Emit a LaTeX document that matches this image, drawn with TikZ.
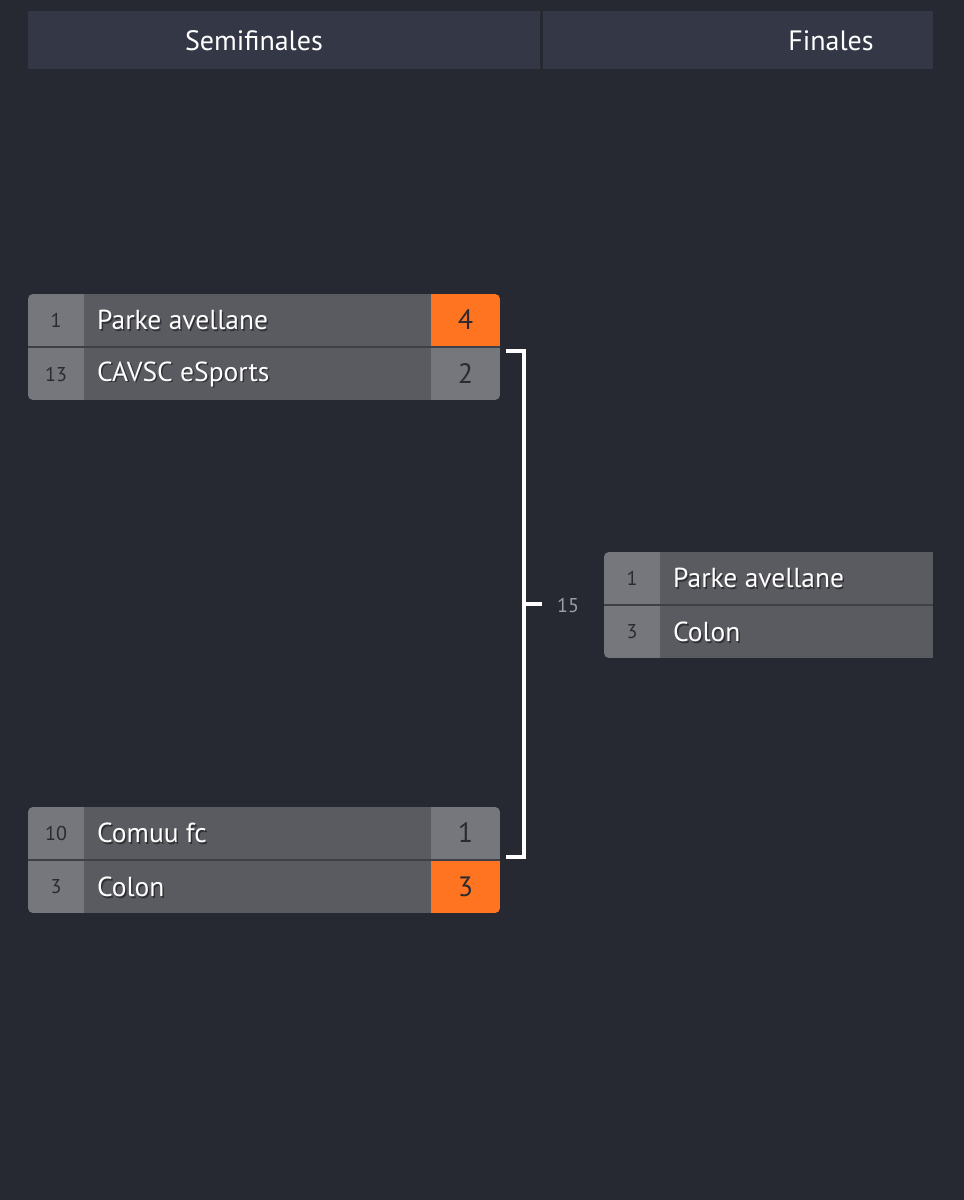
\documentclass[tikz,border=0pt]{standalone}
\usepackage{fontspec}
\setmainfont{PT Sans}
\usetikzlibrary{calc}
\definecolor{bgc}{HTML}{262832}
\definecolor{hdrc}{HTML}{343746}
\definecolor{seedc}{HTML}{76777D}
\definecolor{namec}{HTML}{5A5B61}
\definecolor{divc}{HTML}{3E3F47}
\definecolor{orangec}{HTML}{FF7421}
\definecolor{darktxt}{HTML}{2A2B31}
\definecolor{labelc}{HTML}{9C9DA5}
\tikzset{
  cell/.style={inner sep=0pt, outer sep=0pt, anchor=north west, minimum height=52pt},
  seedcell/.style={cell, fill=seedc, minimum width=56pt, text=darktxt, font=\fontsize{20}{22}\selectfont},
  namecell/.style={cell, fill=namec},
  scorecell/.style={cell, fill=seedc, minimum width=69pt, text=darktxt, font=\fontsize{28}{30}\selectfont},
  wincell/.style={scorecell, fill=orangec},
  nametxt/.style={inner sep=0pt, anchor=west, text=white, font=\fontsize{27.5}{30}\selectfont},
  shadowtxt/.style={inner sep=0pt, anchor=west, text=black, opacity=0.45, font=\fontsize{27.5}{30}\selectfont},
  hdrbox/.style={inner sep=0pt, outer sep=0pt, anchor=north west, fill=hdrc, minimum height=58pt},
  hdrtxt/.style={inner sep=0pt, text=white, font=\fontsize{28}{32}\selectfont},
  bracket/.style={draw=white, line width=4pt},
}
\newcommand\teamname[3]{%
  \node[shadowtxt] at ($(#1.west)+(14.5,1.8)$) {#3};
  \node[nametxt] (#2) at ($(#1.west)+(13,0)$) {#3};}
\begin{document}
\begin{tikzpicture}[x=1pt,y=-1pt]
\useasboundingbox (0,0) rectangle (964,1200);
\fill[bgc] (0,0) rectangle (964,1200);

% header
\node[hdrbox, minimum width=512pt] (hsemi) at (28,11) {};
\node[hdrbox, minimum width=390pt] (hfin) at (543,11) {};
\node[hdrtxt] (tsemi) at (254,41) {Semifinales};
\node[hdrtxt] (tfin) at (831,41) {Finales};

% match 1
\begin{scope}
\clip[rounded corners=5pt] (28,294) rectangle (500,400);
\fill[divc] (28,294) rectangle (500,400);
\node[seedcell] (m1aseed) at (28,294) {1};
\node[namecell, minimum width=347pt] (m1aname) at (84,294) {};
\node[wincell] (m1ascore) at (431,294) {4};
\node[seedcell] (m1bseed) at (28,348) {13};
\node[namecell, minimum width=347pt] (m1bname) at (84,348) {};
\node[scorecell] (m1bscore) at (431,348) {2};
\end{scope}
\teamname{m1aname}{m1at}{Parke avellane}
\teamname{m1bname}{m1bt}{CAVSC eSports}

% match 2
\begin{scope}
\clip[rounded corners=5pt] (28,807) rectangle (500,913);
\fill[divc] (28,807) rectangle (500,913);
\node[seedcell] (m2aseed) at (28,807) {10};
\node[namecell, minimum width=347pt] (m2aname) at (84,807) {};
\node[scorecell] (m2ascore) at (431,807) {1};
\node[seedcell] (m2bseed) at (28,861) {3};
\node[namecell, minimum width=347pt] (m2bname) at (84,861) {};
\node[wincell] (m2bscore) at (431,861) {3};
\end{scope}
\teamname{m2aname}{m2at}{Comuu fc}
\teamname{m2bname}{m2bt}{Colon}

% final
\begin{scope}
\clip (604,552) rectangle (933,658);
\clip[rounded corners=5pt] (604,552) rectangle (960,658);
\fill[divc] (604,552) rectangle (933,658);
\node[seedcell] (faseed) at (604,552) {1};
\node[namecell, minimum width=273pt] (faname) at (660,552) {};
\node[seedcell] (fbseed) at (604,606) {3};
\node[namecell, minimum width=273pt] (fbname) at (660,606) {};
\end{scope}
\teamname{faname}{fat}{Parke avellane}
\teamname{fbname}{fbt}{Colon}

% bracket connector
\coordinate (b1) at ($(m1bscore.north east)+(6,3)$);
\coordinate (b2) at ($(m2ascore.south east)+(6,-2)$);
\coordinate (bv1) at ($(b1)+(18,0)$);
\coordinate (bv2) at ($(b2)+(18,0)$);
\coordinate (bmid) at ($(bv1)!0.5!(bv2)$);
\coordinate (btick) at ($(bmid)+(18,0)$);
\draw[bracket] (b1) -- (bv1) -- (bv2) -- (b2);
\draw[bracket] (bmid) -- (btick);
\node[inner sep=0pt, text=labelc, font=\fontsize{20}{22}\selectfont] (lbl) at ($(btick)+(26,1)$) {15};
\end{tikzpicture}
\end{document}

——

**Work to do**: Reproduce the whole listing word for word, setting aside any pictures.

**Written solution**:
Emit a LaTeX document that matches this image, drawn with TikZ.
\documentclass[tikz,border=0pt]{standalone}
\usepackage{fontspec}
\setmainfont{PT Sans}
\usetikzlibrary{calc}
\definecolor{bgc}{HTML}{262832}
\definecolor{hdrc}{HTML}{343746}
\definecolor{seedc}{HTML}{76777D}
\definecolor{namec}{HTML}{5A5B61}
\definecolor{divc}{HTML}{3E3F47}
\definecolor{orangec}{HTML}{FF7421}
\definecolor{darktxt}{HTML}{2A2B31}
\definecolor{labelc}{HTML}{9C9DA5}
\tikzset{
  cell/.style={inner sep=0pt, outer sep=0pt, anchor=north west, minimum height=52pt},
  seedcell/.style={cell, fill=seedc, minimum width=56pt, text=darktxt, font=\fontsize{20}{22}\selectfont},
  namecell/.style={cell, fill=namec},
  scorecell/.style={cell, fill=seedc, minimum width=69pt, text=darktxt, font=\fontsize{28}{30}\selectfont},
  wincell/.style={scorecell, fill=orangec},
  nametxt/.style={inner sep=0pt, anchor=west, text=white, font=\fontsize{27.5}{30}\selectfont},
  shadowtxt/.style={inner sep=0pt, anchor=west, text=black, opacity=0.45, font=\fontsize{27.5}{30}\selectfont},
  hdrbox/.style={inner sep=0pt, outer sep=0pt, anchor=north west, fill=hdrc, minimum height=58pt},
  hdrtxt/.style={inner sep=0pt, text=white, font=\fontsize{28}{32}\selectfont},
  bracket/.style={draw=white, line width=4pt},
}
\newcommand\teamname[3]{%
  \node[shadowtxt] at ($(#1.west)+(14.5,1.8)$) {#3};
  \node[nametxt] (#2) at ($(#1.west)+(13,0)$) {#3};}
\begin{document}
\begin{tikzpicture}[x=1pt,y=-1pt]
\useasboundingbox (0,0) rectangle (964,1200);
\fill[bgc] (0,0) rectangle (964,1200);

% header
\node[hdrbox, minimum width=512pt] (hsemi) at (28,11) {};
\node[hdrbox, minimum width=390pt] (hfin) at (543,11) {};
\node[hdrtxt] (tsemi) at (254,41) {Semifinales};
\node[hdrtxt] (tfin) at (831,41) {Finales};

% match 1
\begin{scope}
\clip[rounded corners=5pt] (28,294) rectangle (500,400);
\fill[divc] (28,294) rectangle (500,400);
\node[seedcell] (m1aseed) at (28,294) {1};
\node[namecell, minimum width=347pt] (m1aname) at (84,294) {};
\node[wincell] (m1ascore) at (431,294) {4};
\node[seedcell] (m1bseed) at (28,348) {13};
\node[namecell, minimum width=347pt] (m1bname) at (84,348) {};
\node[scorecell] (m1bscore) at (431,348) {2};
\end{scope}
\teamname{m1aname}{m1at}{Parke avellane}
\teamname{m1bname}{m1bt}{CAVSC eSports}

% match 2
\begin{scope}
\clip[rounded corners=5pt] (28,807) rectangle (500,913);
\fill[divc] (28,807) rectangle (500,913);
\node[seedcell] (m2aseed) at (28,807) {10};
\node[namecell, minimum width=347pt] (m2aname) at (84,807) {};
\node[scorecell] (m2ascore) at (431,807) {1};
\node[seedcell] (m2bseed) at (28,861) {3};
\node[namecell, minimum width=347pt] (m2bname) at (84,861) {};
\node[wincell] (m2bscore) at (431,861) {3};
\end{scope}
\teamname{m2aname}{m2at}{Comuu fc}
\teamname{m2bname}{m2bt}{Colon}

% final
\begin{scope}
\clip (604,552) rectangle (933,658);
\clip[rounded corners=5pt] (604,552) rectangle (960,658);
\fill[divc] (604,552) rectangle (933,658);
\node[seedcell] (faseed) at (604,552) {1};
\node[namecell, minimum width=273pt] (faname) at (660,552) {};
\node[seedcell] (fbseed) at (604,606) {3};
\node[namecell, minimum width=273pt] (fbname) at (660,606) {};
\end{scope}
\teamname{faname}{fat}{Parke avellane}
\teamname{fbname}{fbt}{Colon}

% bracket connector
\coordinate (b1) at ($(m1bscore.north east)+(6,3)$);
\coordinate (b2) at ($(m2ascore.south east)+(6,-2)$);
\coordinate (bv1) at ($(b1)+(18,0)$);
\coordinate (bv2) at ($(b2)+(18,0)$);
\coordinate (bmid) at ($(bv1)!0.5!(bv2)$);
\coordinate (btick) at ($(bmid)+(18,0)$);
\draw[bracket] (b1) -- (bv1) -- (bv2) -- (b2);
\draw[bracket] (bmid) -- (btick);
\node[inner sep=0pt, text=labelc, font=\fontsize{20}{22}\selectfont] (lbl) at ($(btick)+(26,1)$) {15};
\end{tikzpicture}
\end{document}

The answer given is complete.